Jim Barton and Michael Ramsay left their jobs at Silicion Graphics in August 1997 in order to work on their own business idea. At the beginning this was meant to be a user-friendly home networking system, but as soon as they were facing many difficulties they focused on a progressive digital video recorder. That product includes revolutionary features such as recording, fast-forwarding and rating live TV-programs. It was produced by Sony and Philips and sold nationwide in shops like Best Buy, Circuit City and Sears. The different models of their black-boxes were sold for 999$ or 499$ and an additional charge for the service. The key elements of TiVo’s business strategy were partnerships with some networks (NBC, CBS), collaborations with Phillips and Sony promising to deliver a better TV-watching experience to consumers. Furthermore TiVo offered advertisers a way to target certain demographics more effectively using TiVo’s ability to track the watching preferences of its users. TiVo’s strategy was a revolutionary concept for “couch commerce,” a growing niche of consumers that TiVo felt was underserved. However, sales in 1999 did not meet predictions since many factors in product pricing and marketing were not thought out well. In order overcome the problems these issues were revised.
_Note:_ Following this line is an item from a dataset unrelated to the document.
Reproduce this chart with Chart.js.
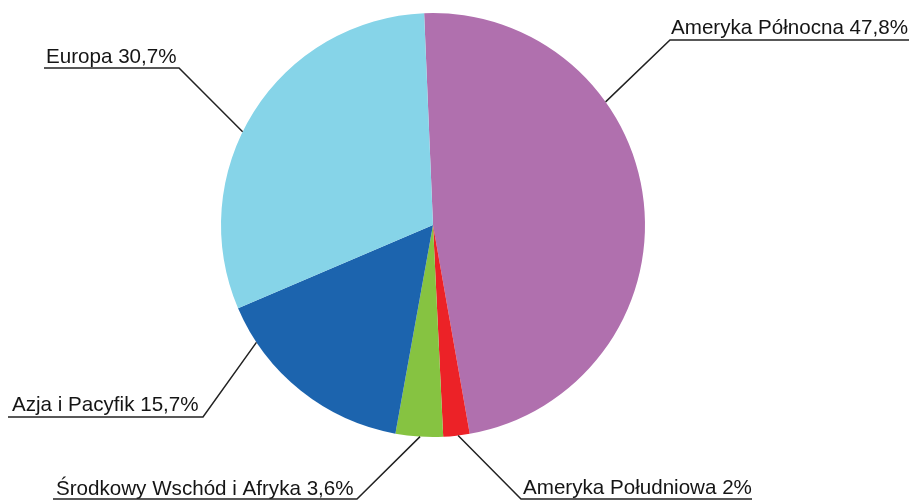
<!DOCTYPE html>
<html>
<head>
<meta charset="utf-8">
<script src="https://cdn.jsdelivr.net/npm/chart.js@4"></script>
<style>
html,body{margin:0;padding:0;background:#fff;}
#wrap{width:909px;height:500px;position:relative;}
</style>
</head>
<body>
<div id="wrap"><canvas id="c" width="909" height="500"></canvas></div>
<script>
const categories = ['Ameryka Północna', 'Ameryka Południowa', 'Środkowy Wschód i Afryka', 'Azja i Pacyfik', 'Europa'];
const shares = [47.8, 2, 3.6, 15.7, 30.7];
const sliceColors = ['#B070AE', '#EC2227', '#86C341', '#1C64AE', '#86D4E8'];

const labelTexts = categories.map((c, i) => c + ' ' + String(shares[i]).replace('.', ',') + '%');

// label layout: text x, baseline y, underline y, underline x range, leader side, leader target angle (deg clockwise from top)
const labelLayout = [
  {tx: 671, ty: 34, uy: 40, ux0: 670, ux1: 909, side: 'left', ang: 54.5},
  {tx: 523, ty: 494, uy: 499, ux0: 521, ux1: 752, side: 'left', ang: 173.2},
  {tx: 56, ty: 495, uy: 499, ux0: 53, ux1: 357, side: 'right', ang: 183.5},
  {tx: 12, ty: 411, uy: 417, ux0: 8, ux1: 203, side: 'right', ang: 236.4},
  {tx: 46, ty: 63, uy: 68, ux0: 44, ux1: 179, side: 'right', ang: 296.1}
];

const leaderPlugin = {
  id: 'leaders',
  afterDraw(chart) {
    const arc = chart.getDatasetMeta(0).data[0];
    const cx = arc.x, cy = arc.y, r = arc.outerRadius;
    const ctx = chart.ctx;
    ctx.save();
    ctx.font = '20.6px "Liberation Sans", Arial, sans-serif';
    ctx.fillStyle = '#151515';
    ctx.strokeStyle = '#222';
    ctx.lineWidth = 1.5;
    ctx.textBaseline = 'alphabetic';
    ctx.textAlign = 'left';
    labelLayout.forEach((L, i) => {
      ctx.fillText(labelTexts[i], L.tx, L.ty);
      const a = (L.ang - 90) * Math.PI / 180;
      const px = cx + r * Math.cos(a), py = cy + r * Math.sin(a);
      const sx = L.side === 'left' ? L.ux0 : L.ux1;
      ctx.beginPath();
      const x0 = L.side === 'left' ? L.ux1 : L.ux0;
      ctx.moveTo(x0, L.uy);
      ctx.lineTo(sx, L.uy);
      ctx.lineTo(px, py);
      ctx.stroke();
    });
    ctx.restore();
  }
};

new Chart(document.getElementById('c'), {
  type: 'pie',
  data: {
    labels: categories,
    datasets: [{
      data: shares,
      backgroundColor: sliceColors,
      borderWidth: 0
    }]
  },
  options: {
    responsive: false,
    devicePixelRatio: 1,
    animation: false,
    rotation: -2.4,
    layout: {padding: {left: 0, right: 43, top: 13, bottom: 63}},
    plugins: {legend: {display: false}, tooltip: {enabled: false}}
  },
  plugins: [leaderPlugin]
});
</script>
</body>
</html>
Analysis of the Marketing-Mix
In 1999 TiVo was a pioneer product with advanced features such as pausing and replaying live TV, Electronic Program Guide (EPG), recording without DVD, VCD or video cassettes, a season pass feature, "Thumbs up" and "Thumbs down" buttons for rating user's favorite shows, suggesting users, the shows they would want to watch and many others. In fact, the user could really control what he watched and when he watched it.
Furthermore, everyone who owned TiVo seemed satisfied with it, with 72% of owners even claiming that TiVo had made TV “viewing a lot more enjoyable”.